Five hundred lakes lie within 20 miles of Ely and this is the most popular gateway to the Boundary Waters Canoe Area Wilderness [1].
Though most people are here to explore the outdoors, if the surrounding two million acres of public forest were to suddenly disappear, the unique museums and fantastic amenities would still make this town of 3,724 a wonderful destination.
While modern-day boosters have dubbed Ely the “Canoe Capital of the World,” it was once the “Capital of the Vermilion Range.” Like most other range cities, Ely began as a rough-and-tumble mining town—filled with taverns, casinos, and brothels—in the 1880s and was especially festive in the spring when thousands of lumberjacks poured in to blow the money they had earned over the winter.
When the flamboyant fundamentalist preacher Billy Sunday passed through during the summer of 1900 he quipped: “The only difference between Ely and Hell is that Ely has a railroad into it.”

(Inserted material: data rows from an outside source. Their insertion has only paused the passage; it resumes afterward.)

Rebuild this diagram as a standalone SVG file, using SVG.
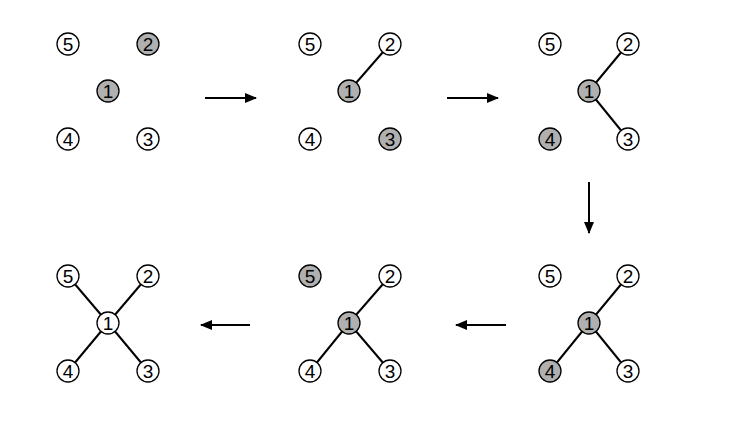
<svg xmlns="http://www.w3.org/2000/svg" width="747" height="429" viewBox="0 0 747 429">
<style>
.n circle{fill:#fff;stroke:#000;stroke-width:1.3}
.n.g circle{fill:#b0b0b0}
.n text{font-family:"Liberation Sans",Arial,sans-serif;font-size:19px;text-anchor:middle;dominant-baseline:central}
.e line{stroke:#000;stroke-width:2}
.a line{stroke:#000;stroke-width:2;marker-end:url(#ah)}
</style>
<defs><marker id="ah" markerWidth="12" markerHeight="10" refX="11" refY="5" orient="auto" markerUnits="userSpaceOnUse"><path d="M0,0 L12,5 L0,10 Z"/></marker></defs>
<g class="e">
<line x1="349" y1="91" x2="390" y2="44"/>
<line x1="589" y1="91" x2="628" y2="44"/><line x1="589" y1="91" x2="628" y2="139"/>
<line x1="589" y1="323" x2="628" y2="276"/><line x1="589" y1="323" x2="628" y2="371"/><line x1="589" y1="323" x2="550" y2="371"/>
<line x1="349" y1="323" x2="390" y2="276"/><line x1="349" y1="323" x2="390" y2="371"/><line x1="349" y1="323" x2="310" y2="371"/>
<line x1="108" y1="323" x2="148" y2="276"/><line x1="108" y1="323" x2="148" y2="371"/><line x1="108" y1="323" x2="68" y2="371"/><line x1="108" y1="323" x2="68" y2="276"/>
</g>
<g class="a">
<line x1="205" y1="98" x2="256" y2="98"/>
<line x1="447" y1="98" x2="498" y2="98"/>
<line x1="589" y1="182" x2="589" y2="233"/>
<line x1="506" y1="325" x2="456" y2="325"/>
<line x1="250" y1="325" x2="201" y2="325"/>
</g>
<g id="p1">
<g class="n"><circle cx="68" cy="44" r="11"/><text x="68" y="44">5</text></g>
<g class="n g"><circle cx="148" cy="44" r="11"/><text x="148" y="44">2</text></g>
<g class="n g"><circle cx="108" cy="91" r="11"/><text x="108" y="91">1</text></g>
<g class="n"><circle cx="68" cy="139" r="11"/><text x="68" y="139">4</text></g>
<g class="n"><circle cx="148" cy="139" r="11"/><text x="148" y="139">3</text></g>
</g>
<g id="p2">
<g class="n"><circle cx="310" cy="44" r="11"/><text x="310" y="44">5</text></g>
<g class="n"><circle cx="390" cy="44" r="11"/><text x="390" y="44">2</text></g>
<g class="n g"><circle cx="349" cy="91" r="11"/><text x="349" y="91">1</text></g>
<g class="n"><circle cx="310" cy="139" r="11"/><text x="310" y="139">4</text></g>
<g class="n g"><circle cx="390" cy="139" r="11"/><text x="390" y="139">3</text></g>
</g>
<g id="p3">
<g class="n"><circle cx="550" cy="44" r="11"/><text x="550" y="44">5</text></g>
<g class="n"><circle cx="628" cy="44" r="11"/><text x="628" y="44">2</text></g>
<g class="n g"><circle cx="589" cy="91" r="11"/><text x="589" y="91">1</text></g>
<g class="n g"><circle cx="550" cy="139" r="11"/><text x="550" y="139">4</text></g>
<g class="n"><circle cx="628" cy="139" r="11"/><text x="628" y="139">3</text></g>
</g>
<g id="p4">
<g class="n"><circle cx="550" cy="276" r="11"/><text x="550" y="276">5</text></g>
<g class="n"><circle cx="628" cy="276" r="11"/><text x="628" y="276">2</text></g>
<g class="n g"><circle cx="589" cy="323" r="11"/><text x="589" y="323">1</text></g>
<g class="n g"><circle cx="550" cy="371" r="11"/><text x="550" y="371">4</text></g>
<g class="n"><circle cx="628" cy="371" r="11"/><text x="628" y="371">3</text></g>
</g>
<g id="p5">
<g class="n g"><circle cx="310" cy="276" r="11"/><text x="310" y="276">5</text></g>
<g class="n"><circle cx="390" cy="276" r="11"/><text x="390" y="276">2</text></g>
<g class="n g"><circle cx="349" cy="323" r="11"/><text x="349" y="323">1</text></g>
<g class="n"><circle cx="310" cy="371" r="11"/><text x="310" y="371">4</text></g>
<g class="n"><circle cx="390" cy="371" r="11"/><text x="390" y="371">3</text></g>
</g>
<g id="p6">
<g class="n"><circle cx="68" cy="276" r="11"/><text x="68" y="276">5</text></g>
<g class="n"><circle cx="148" cy="276" r="11"/><text x="148" y="276">2</text></g>
<g class="n"><circle cx="108" cy="323" r="11"/><text x="108" y="323">1</text></g>
<g class="n"><circle cx="68" cy="371" r="11"/><text x="68" y="371">4</text></g>
<g class="n"><circle cx="148" cy="371" r="11"/><text x="148" y="371">3</text></g>
</g>
</svg>
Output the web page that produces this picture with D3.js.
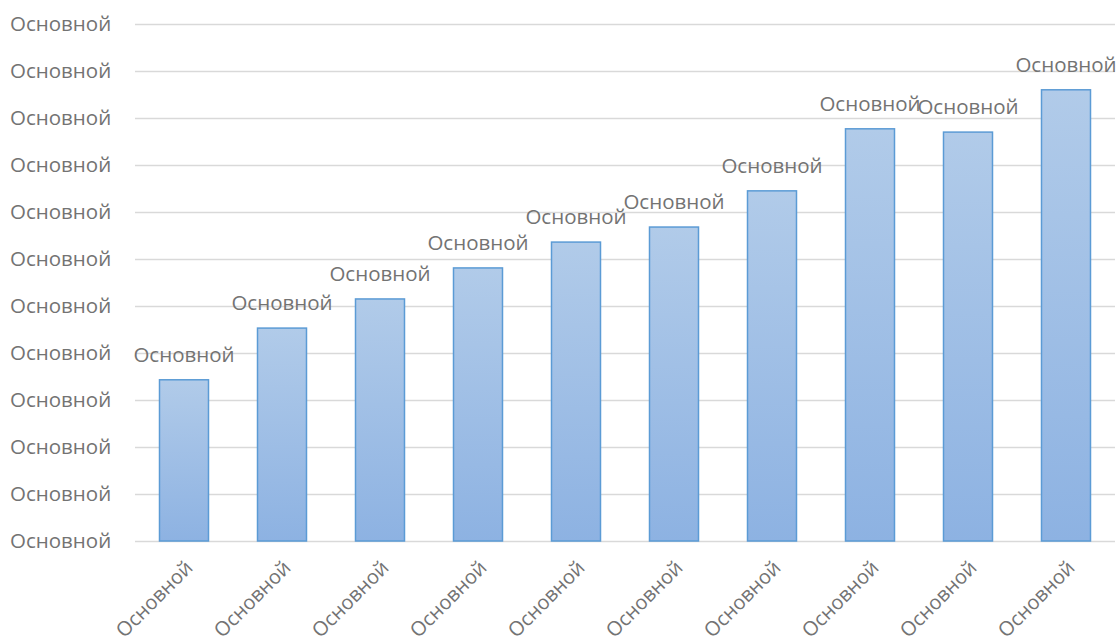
<!DOCTYPE html>
<html>
<head>
<meta charset="utf-8">
<script src="https://cdn.jsdelivr.net/npm/d3@7"></script>
<style>
  body { margin: 0; background: #fff; }
  text { font-family: "Open Sans", sans-serif; fill: #737373; }
</style>
</head>
<body>
<script>
// data
const categories = ["Основной", "Основной", "Основной", "Основной", "Основной",
                    "Основной", "Основной", "Основной", "Основной", "Основной"];
const values = [3.43, 4.53, 5.15, 5.81, 6.36, 6.68, 7.45, 8.77, 8.70, 9.60];
const yTicks = [0, 1, 2, 3, 4, 5, 6, 7, 8, 9, 10, 11];
const yTickLabel = "Основной";
const barLabel = "Основной";

const outerWidth = 1120, outerHeight = 642;
const margin = {top: 24, right: 5, bottom: 101, left: 135};
const width = outerWidth - margin.left - margin.right;
const height = outerHeight - margin.top - margin.bottom;

const data = categories.map((c, i) => ({i: i, cat: c, value: values[i]}));

const xScale = d3.scaleBand()
    .domain(data.map(d => d.i))
    .range([0, 980])
    .paddingInner(0.5)
    .paddingOuter(0.25);

const yScale = d3.scaleLinear()
    .domain([0, 11])
    .range([height, 0]);

const svg = d3.select("body").append("svg")
    .attr("width", outerWidth)
    .attr("height", outerHeight);

const defs = svg.append("defs");
const grad = defs.append("linearGradient")
    .attr("id", "barGrad")
    .attr("x1", 0).attr("y1", 0).attr("x2", 0).attr("y2", 1);
grad.append("stop").attr("offset", "0%").attr("stop-color", "#b1cbe9");
grad.append("stop").attr("offset", "100%").attr("stop-color", "#8db2e2");

const g = svg.append("g")
    .attr("transform", `translate(${margin.left},${margin.top})`);

// gridlines
g.append("g")
    .selectAll("line")
    .data(yTicks)
    .join("line")
    .attr("x1", 0)
    .attr("x2", 980)
    .attr("y1", d => Math.round(yScale(d)) + 0.5)
    .attr("y2", d => Math.round(yScale(d)) + 0.5)
    .attr("stroke", "#d9d9d9")
    .attr("stroke-width", 1.3);

// y axis labels
svg.append("g")
    .selectAll("text")
    .data(yTicks)
    .join("text")
    .attr("x", 10)
    .attr("y", d => margin.top + yScale(d))
    .attr("dy", "0.35em")
    .attr("font-size", 20.5)
    .text(yTickLabel);

// bars
g.selectAll("rect.bar")
    .data(data)
    .join("rect")
    .attr("class", "bar")
    .attr("x", d => xScale(d.i))
    .attr("y", d => yScale(d.value))
    .attr("width", xScale.bandwidth())
    .attr("height", d => height - yScale(d.value))
    .attr("fill", "url(#barGrad)")
    .attr("stroke", "#5b9bd5")
    .attr("stroke-width", 1.5);

// value labels
g.selectAll("text.val")
    .data(data)
    .join("text")
    .attr("class", "val")
    .attr("x", d => xScale(d.i) + xScale.bandwidth() / 2)
    .attr("y", d => yScale(d.value) - 18)
    .attr("text-anchor", "middle")
    .attr("font-size", 20.5)
    .text(barLabel);

// x axis labels, rotated
g.selectAll("text.cat")
    .data(data)
    .join("text")
    .attr("class", "cat")
    .attr("transform", d => `translate(${xScale(d.i) + xScale.bandwidth() / 2 + 10},${height + 28}) rotate(-45)`)
    .attr("text-anchor", "end")
    .attr("font-size", 20)
    .text(d => d.cat);
</script>
</body>
</html>
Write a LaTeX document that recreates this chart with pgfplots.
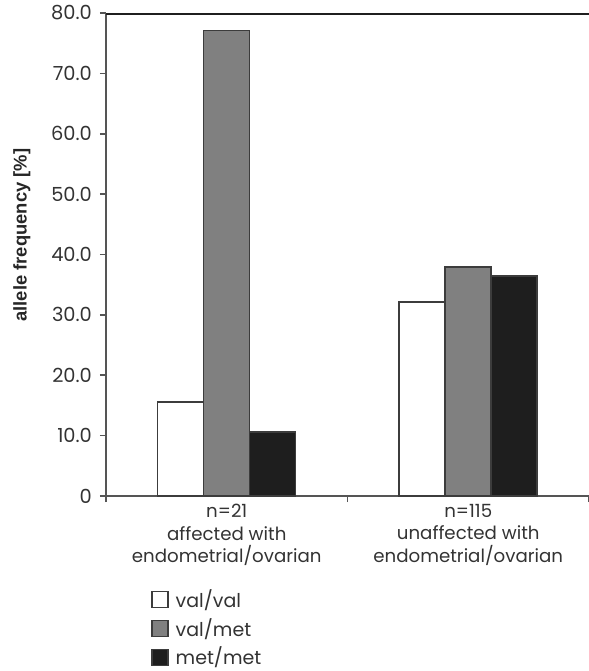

Between 1888 and 1967, miners hauled over 80 million tons of ore out of the city’s five iron mines. By 1897 the average miner took home $2 a day, and though unions eventually brought safety and justice to the miners, working the pits was never an easy life. Ely sent more men per capita to World War II than any other community in the United States, because for many joining the infantry was preferable to going underground.
Tourism, the principal industry today, began back in the 1910s, and the remote fly-in resorts attracted many gangsters and bootleggers in the 1930s. Today, besides the short-term visitors, Ely’s remoteness attracts many artists and explorers who have added to the city’s already singular character.